The effects of gelatin–dopamine coating on polydimethylsiloxane substrates on pluripotency maintenance and myocardial differentiation of cultured mouse embryonic stem cells

Abstract

Polydimethylsiloxane (PDMS) is a common biomaterial in the fabrication of microfluidic devices due to its various beneficial properties. However, its inherent highly hydrophobic surfaces often limit PDMS-based microfluidic devices for myocardial differentiation of pluripotent stem cells. In order to improve cell interactive properties of PDMS, gelatin–dopamine was synthesized by grafting dopamine onto a gelatin backbone. The conjugation of dopamine onto gelatin was verified using proton nuclear magnetic resonance spectroscopy (¹H NMR). Compared with gelatin coating, coating with gelatin–dopamine greatly reduced the water contact angle of the PDMS substrates and resulted in higher protein adsorption on the PDMS surfaces. In addition, the gelatin–dopamine coated PDMS surfaces also improved the embryonic stem cell (ESC) adhesion, proliferation and differentiation as compared to gelatin modified surfaces.

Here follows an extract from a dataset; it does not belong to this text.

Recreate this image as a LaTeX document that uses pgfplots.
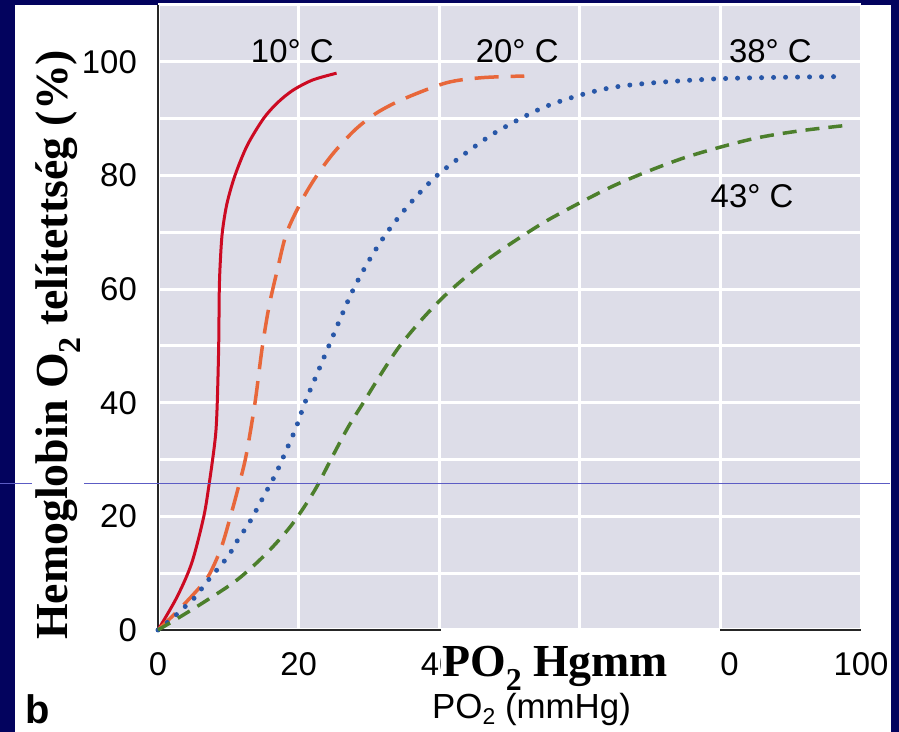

The effects of gelatin–dopamine coating on the ESC-derived embryoid body (EB), myocardial differentiation on PDMS surfaces were also investigated. Compared with the PDMS surface coated with gelatin, the EB spread-out areas and myocardial differentiation efficiency greatly increased on the gelatin–dopamine coated PDMS surface. Interestingly, the lower concentration of gelatin–dopamine coating was more favorable for ESC pluripotent maintenance, while the higher concentration was more likely to support ESC myocardial differentiation. These results indicate that gelatin–dopamine is an effective coating material to improve ESC long-term culture and myocardial differentiation on PDMS substrates.